## START Records shown
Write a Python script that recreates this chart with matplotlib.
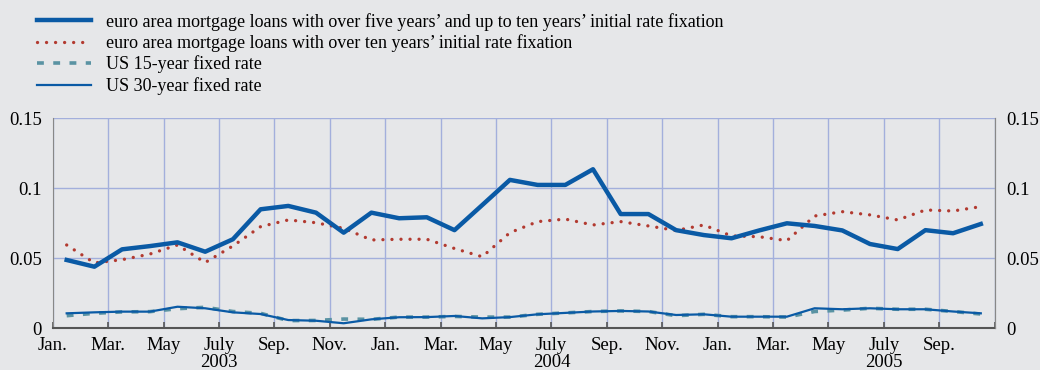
## END Records shown
## START Records shown
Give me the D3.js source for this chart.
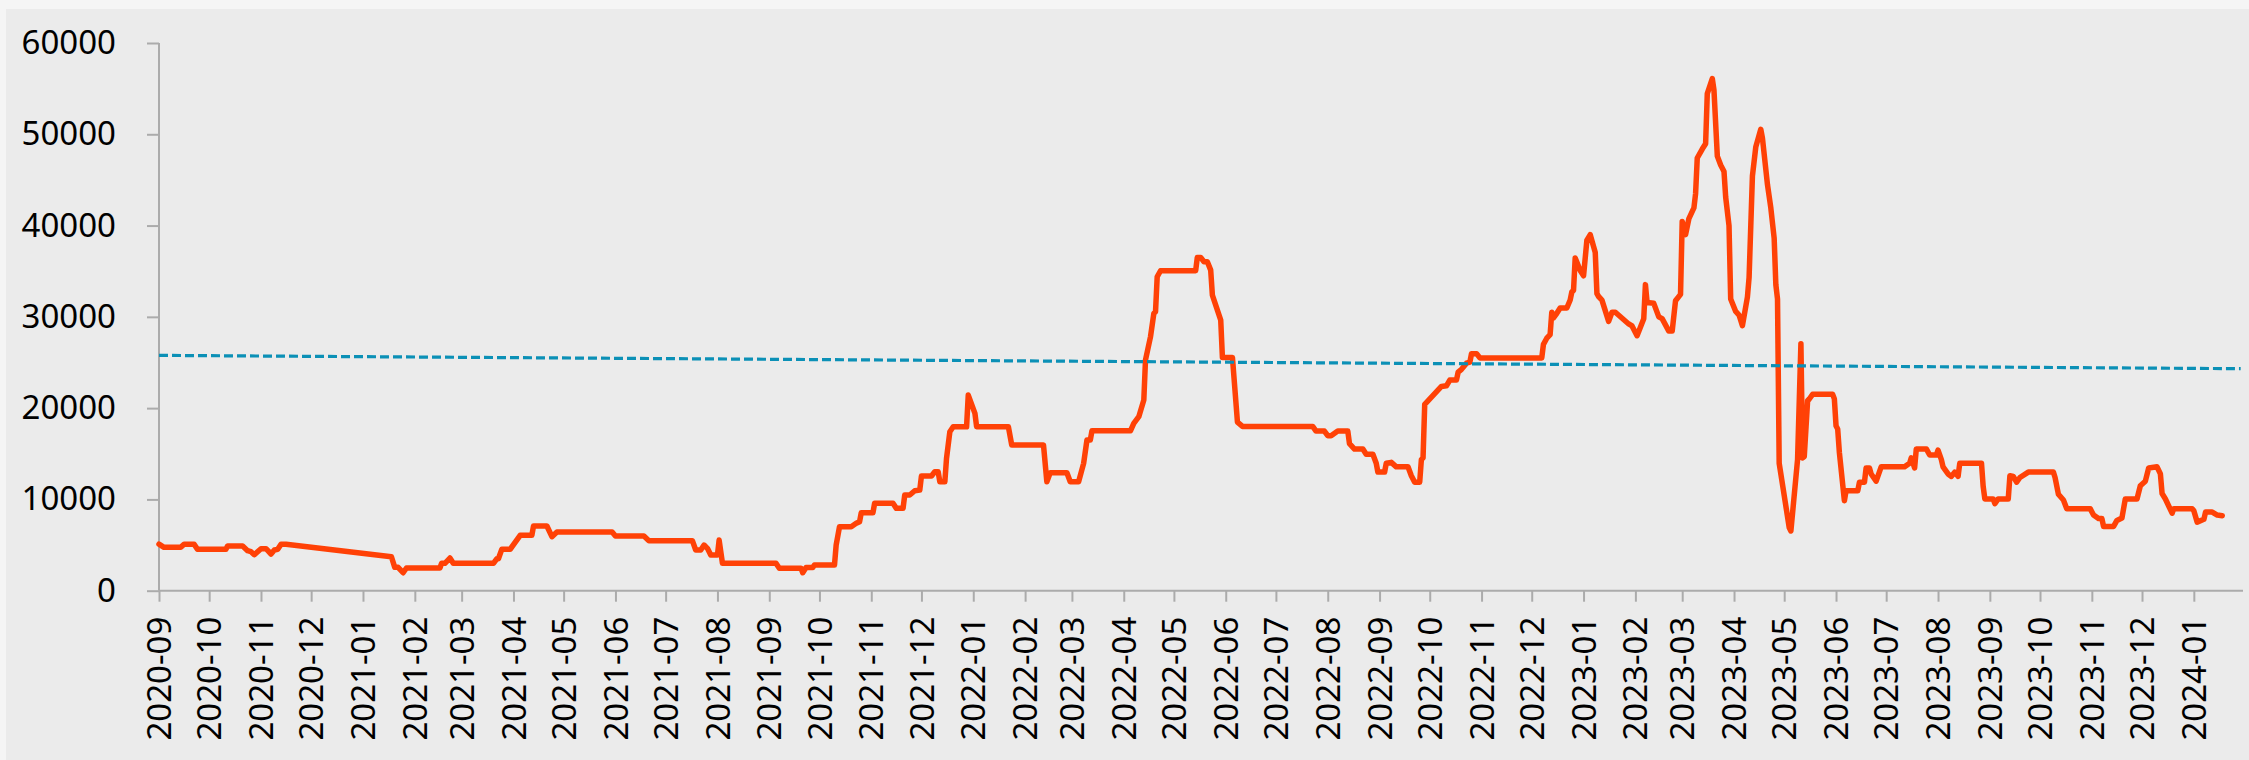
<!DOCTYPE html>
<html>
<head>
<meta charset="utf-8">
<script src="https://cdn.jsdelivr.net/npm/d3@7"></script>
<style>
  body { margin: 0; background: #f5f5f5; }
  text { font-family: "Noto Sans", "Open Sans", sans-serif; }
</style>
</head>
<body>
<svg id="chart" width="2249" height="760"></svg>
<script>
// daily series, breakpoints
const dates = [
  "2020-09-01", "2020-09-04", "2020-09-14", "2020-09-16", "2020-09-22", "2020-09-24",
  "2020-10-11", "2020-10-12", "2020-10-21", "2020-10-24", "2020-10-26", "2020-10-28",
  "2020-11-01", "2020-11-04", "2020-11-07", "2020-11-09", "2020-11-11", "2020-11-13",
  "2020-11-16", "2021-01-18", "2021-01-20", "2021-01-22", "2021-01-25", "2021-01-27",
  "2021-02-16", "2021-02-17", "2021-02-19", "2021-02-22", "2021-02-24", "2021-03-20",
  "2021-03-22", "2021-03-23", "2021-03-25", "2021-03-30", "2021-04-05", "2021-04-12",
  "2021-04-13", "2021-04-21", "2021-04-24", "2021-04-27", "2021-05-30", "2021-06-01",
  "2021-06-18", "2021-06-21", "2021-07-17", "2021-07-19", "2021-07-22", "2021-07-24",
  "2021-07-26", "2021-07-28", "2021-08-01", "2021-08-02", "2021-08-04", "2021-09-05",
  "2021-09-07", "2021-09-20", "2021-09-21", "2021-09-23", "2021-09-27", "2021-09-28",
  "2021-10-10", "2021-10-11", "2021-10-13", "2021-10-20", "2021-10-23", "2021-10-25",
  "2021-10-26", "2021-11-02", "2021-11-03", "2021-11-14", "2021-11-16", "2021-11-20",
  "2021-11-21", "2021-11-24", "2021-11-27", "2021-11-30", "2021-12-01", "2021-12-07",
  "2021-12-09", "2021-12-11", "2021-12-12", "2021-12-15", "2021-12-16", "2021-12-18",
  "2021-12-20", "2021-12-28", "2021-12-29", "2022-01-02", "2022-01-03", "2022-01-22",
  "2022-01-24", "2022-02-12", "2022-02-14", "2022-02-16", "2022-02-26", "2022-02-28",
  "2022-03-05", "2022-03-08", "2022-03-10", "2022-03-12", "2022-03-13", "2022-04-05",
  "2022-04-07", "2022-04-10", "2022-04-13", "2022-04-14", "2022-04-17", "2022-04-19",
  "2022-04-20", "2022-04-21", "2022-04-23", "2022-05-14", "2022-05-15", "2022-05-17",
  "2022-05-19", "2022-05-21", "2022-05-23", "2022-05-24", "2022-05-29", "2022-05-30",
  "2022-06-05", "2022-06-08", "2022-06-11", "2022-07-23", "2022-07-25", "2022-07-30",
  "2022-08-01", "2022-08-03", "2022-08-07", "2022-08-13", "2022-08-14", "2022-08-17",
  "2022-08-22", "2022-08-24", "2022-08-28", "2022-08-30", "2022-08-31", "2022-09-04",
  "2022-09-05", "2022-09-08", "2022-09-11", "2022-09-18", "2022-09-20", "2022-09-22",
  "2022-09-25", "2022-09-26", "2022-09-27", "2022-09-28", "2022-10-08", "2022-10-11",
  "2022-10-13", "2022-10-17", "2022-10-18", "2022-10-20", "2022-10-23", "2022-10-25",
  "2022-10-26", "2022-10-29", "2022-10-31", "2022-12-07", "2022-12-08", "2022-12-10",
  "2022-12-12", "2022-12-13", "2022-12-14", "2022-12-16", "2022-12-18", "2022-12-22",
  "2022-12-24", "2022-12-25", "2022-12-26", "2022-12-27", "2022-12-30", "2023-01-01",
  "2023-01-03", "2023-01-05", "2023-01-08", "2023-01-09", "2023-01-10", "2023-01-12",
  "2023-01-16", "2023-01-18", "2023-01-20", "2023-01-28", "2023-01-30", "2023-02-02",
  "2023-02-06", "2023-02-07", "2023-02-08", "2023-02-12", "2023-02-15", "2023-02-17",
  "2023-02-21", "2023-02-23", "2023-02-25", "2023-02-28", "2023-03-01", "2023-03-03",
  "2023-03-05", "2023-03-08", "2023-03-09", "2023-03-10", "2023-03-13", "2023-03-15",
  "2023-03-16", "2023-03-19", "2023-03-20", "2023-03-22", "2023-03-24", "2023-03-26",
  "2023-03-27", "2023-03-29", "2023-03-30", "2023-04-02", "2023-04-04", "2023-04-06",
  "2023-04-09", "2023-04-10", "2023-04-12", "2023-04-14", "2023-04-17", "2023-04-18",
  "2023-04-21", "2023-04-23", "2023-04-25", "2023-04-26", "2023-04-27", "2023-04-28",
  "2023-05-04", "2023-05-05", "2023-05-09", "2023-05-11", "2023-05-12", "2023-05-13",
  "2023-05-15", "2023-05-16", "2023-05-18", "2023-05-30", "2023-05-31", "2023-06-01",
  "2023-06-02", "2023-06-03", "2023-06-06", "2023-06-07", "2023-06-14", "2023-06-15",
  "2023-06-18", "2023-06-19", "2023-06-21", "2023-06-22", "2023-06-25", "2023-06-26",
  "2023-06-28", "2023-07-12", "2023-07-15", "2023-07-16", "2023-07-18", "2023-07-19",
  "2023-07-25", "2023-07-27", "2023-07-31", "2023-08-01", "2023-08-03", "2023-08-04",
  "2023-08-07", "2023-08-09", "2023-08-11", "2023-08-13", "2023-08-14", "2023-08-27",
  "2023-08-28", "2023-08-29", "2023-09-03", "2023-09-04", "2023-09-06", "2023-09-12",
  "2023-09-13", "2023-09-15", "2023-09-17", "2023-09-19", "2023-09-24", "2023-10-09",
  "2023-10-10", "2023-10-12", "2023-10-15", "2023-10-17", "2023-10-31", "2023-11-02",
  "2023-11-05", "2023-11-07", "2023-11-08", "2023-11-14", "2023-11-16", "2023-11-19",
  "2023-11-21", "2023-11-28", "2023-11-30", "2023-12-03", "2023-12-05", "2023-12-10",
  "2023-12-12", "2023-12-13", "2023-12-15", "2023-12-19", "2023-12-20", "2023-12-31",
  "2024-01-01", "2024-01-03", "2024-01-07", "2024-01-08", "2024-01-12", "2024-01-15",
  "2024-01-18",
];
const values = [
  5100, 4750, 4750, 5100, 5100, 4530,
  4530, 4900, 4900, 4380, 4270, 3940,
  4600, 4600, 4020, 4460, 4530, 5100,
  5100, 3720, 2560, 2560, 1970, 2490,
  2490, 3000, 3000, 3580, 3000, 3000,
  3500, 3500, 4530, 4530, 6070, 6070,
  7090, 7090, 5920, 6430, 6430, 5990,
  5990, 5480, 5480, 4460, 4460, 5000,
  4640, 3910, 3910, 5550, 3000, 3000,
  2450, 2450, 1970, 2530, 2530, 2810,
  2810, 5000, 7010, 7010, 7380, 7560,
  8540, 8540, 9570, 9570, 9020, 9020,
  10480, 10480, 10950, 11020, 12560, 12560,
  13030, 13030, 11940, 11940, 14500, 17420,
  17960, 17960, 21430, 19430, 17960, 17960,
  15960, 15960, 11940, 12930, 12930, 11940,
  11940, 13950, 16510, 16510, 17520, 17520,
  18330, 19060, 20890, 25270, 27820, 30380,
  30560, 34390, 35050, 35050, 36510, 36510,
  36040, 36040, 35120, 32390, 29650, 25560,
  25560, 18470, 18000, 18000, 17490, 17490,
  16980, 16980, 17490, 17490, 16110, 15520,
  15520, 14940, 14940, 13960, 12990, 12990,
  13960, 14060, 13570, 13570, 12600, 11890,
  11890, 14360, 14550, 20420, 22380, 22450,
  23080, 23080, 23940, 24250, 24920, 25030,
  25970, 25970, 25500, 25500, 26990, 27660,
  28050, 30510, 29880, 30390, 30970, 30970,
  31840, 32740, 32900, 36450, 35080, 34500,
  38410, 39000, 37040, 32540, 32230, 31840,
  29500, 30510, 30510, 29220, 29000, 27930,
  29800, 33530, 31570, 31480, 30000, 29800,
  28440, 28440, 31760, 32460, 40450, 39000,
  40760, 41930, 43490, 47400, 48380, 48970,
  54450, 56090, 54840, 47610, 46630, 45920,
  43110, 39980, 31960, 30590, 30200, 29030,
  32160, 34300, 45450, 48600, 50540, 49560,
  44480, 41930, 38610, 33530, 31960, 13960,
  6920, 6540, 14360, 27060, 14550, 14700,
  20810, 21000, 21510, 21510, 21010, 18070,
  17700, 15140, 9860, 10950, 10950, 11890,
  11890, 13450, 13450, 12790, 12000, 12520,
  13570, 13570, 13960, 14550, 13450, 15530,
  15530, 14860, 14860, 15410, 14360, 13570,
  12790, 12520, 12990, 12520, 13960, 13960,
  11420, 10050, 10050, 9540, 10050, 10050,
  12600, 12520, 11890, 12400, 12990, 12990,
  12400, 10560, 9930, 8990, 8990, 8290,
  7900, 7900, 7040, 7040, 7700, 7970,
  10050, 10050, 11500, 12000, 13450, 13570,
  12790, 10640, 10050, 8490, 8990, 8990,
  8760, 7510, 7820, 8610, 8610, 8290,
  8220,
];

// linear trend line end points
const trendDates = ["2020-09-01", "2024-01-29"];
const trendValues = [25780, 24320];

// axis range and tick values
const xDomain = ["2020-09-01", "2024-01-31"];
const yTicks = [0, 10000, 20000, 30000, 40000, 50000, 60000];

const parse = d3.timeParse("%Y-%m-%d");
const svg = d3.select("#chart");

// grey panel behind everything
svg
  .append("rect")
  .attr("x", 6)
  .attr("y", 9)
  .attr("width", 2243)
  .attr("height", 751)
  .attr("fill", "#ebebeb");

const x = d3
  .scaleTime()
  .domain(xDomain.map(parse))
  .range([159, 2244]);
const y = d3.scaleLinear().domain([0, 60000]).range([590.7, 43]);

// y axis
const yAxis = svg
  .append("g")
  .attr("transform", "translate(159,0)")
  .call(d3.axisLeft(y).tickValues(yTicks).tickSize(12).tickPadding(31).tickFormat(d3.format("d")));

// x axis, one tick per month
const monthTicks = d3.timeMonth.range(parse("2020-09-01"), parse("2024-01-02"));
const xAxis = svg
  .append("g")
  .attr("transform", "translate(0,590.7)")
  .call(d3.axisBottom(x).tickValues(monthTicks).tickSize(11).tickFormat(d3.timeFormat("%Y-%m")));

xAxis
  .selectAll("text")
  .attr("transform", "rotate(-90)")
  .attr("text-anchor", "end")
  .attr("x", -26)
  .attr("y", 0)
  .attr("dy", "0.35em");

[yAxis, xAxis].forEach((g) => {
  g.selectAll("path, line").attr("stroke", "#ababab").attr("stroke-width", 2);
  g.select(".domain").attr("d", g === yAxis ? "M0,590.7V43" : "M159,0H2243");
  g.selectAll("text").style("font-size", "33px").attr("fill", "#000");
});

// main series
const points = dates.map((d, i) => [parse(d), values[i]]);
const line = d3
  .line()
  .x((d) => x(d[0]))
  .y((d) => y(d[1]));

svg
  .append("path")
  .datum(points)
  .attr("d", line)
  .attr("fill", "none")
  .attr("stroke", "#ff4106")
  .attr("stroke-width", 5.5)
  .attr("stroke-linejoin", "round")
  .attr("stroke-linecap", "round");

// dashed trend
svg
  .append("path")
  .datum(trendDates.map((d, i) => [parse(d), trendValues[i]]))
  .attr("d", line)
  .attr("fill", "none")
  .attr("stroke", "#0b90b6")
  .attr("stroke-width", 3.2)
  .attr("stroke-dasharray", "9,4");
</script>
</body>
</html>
## END Records shown
## START Records shown
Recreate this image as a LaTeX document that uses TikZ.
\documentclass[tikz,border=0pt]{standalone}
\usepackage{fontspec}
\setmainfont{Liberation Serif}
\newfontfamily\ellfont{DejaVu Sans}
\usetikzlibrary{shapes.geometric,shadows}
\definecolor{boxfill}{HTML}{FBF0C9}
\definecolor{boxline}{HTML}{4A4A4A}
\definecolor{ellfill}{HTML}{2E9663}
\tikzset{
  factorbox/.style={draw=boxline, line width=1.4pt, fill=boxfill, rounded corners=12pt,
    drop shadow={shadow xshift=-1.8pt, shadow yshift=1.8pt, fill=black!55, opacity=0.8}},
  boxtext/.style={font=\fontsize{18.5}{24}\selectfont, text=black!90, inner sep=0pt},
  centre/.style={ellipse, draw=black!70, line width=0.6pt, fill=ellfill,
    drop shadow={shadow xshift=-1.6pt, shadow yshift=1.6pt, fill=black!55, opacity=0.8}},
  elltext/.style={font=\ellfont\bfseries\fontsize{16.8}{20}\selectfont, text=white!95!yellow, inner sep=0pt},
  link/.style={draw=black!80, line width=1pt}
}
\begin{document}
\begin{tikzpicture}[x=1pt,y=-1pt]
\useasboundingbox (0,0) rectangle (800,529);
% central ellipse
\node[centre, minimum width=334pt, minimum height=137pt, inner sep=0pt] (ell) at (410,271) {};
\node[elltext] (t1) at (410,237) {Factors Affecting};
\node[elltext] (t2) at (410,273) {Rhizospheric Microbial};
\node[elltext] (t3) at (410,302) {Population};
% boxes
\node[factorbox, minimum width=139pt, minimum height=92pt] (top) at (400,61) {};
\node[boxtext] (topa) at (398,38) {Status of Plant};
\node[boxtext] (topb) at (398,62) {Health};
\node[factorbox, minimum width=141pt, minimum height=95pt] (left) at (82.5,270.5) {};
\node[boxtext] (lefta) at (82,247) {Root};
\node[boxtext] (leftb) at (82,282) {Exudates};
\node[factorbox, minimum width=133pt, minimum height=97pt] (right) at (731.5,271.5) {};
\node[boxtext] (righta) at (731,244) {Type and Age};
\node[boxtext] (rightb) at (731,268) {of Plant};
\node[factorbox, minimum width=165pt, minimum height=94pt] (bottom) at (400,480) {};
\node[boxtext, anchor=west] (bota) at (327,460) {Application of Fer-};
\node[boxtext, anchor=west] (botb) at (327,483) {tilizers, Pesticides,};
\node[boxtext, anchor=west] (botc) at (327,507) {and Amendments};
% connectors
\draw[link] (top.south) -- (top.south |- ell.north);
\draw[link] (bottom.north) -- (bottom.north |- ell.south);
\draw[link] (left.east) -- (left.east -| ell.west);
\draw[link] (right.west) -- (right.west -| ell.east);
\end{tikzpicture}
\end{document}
## END Records shown
- [Exercise brief]
Show every line that contains the word "this".

- [Reply]
Write a Python script that recreates this chart with matplotlib.
Give me the D3.js source for this chart.
Recreate this image as a LaTeX document that uses TikZ.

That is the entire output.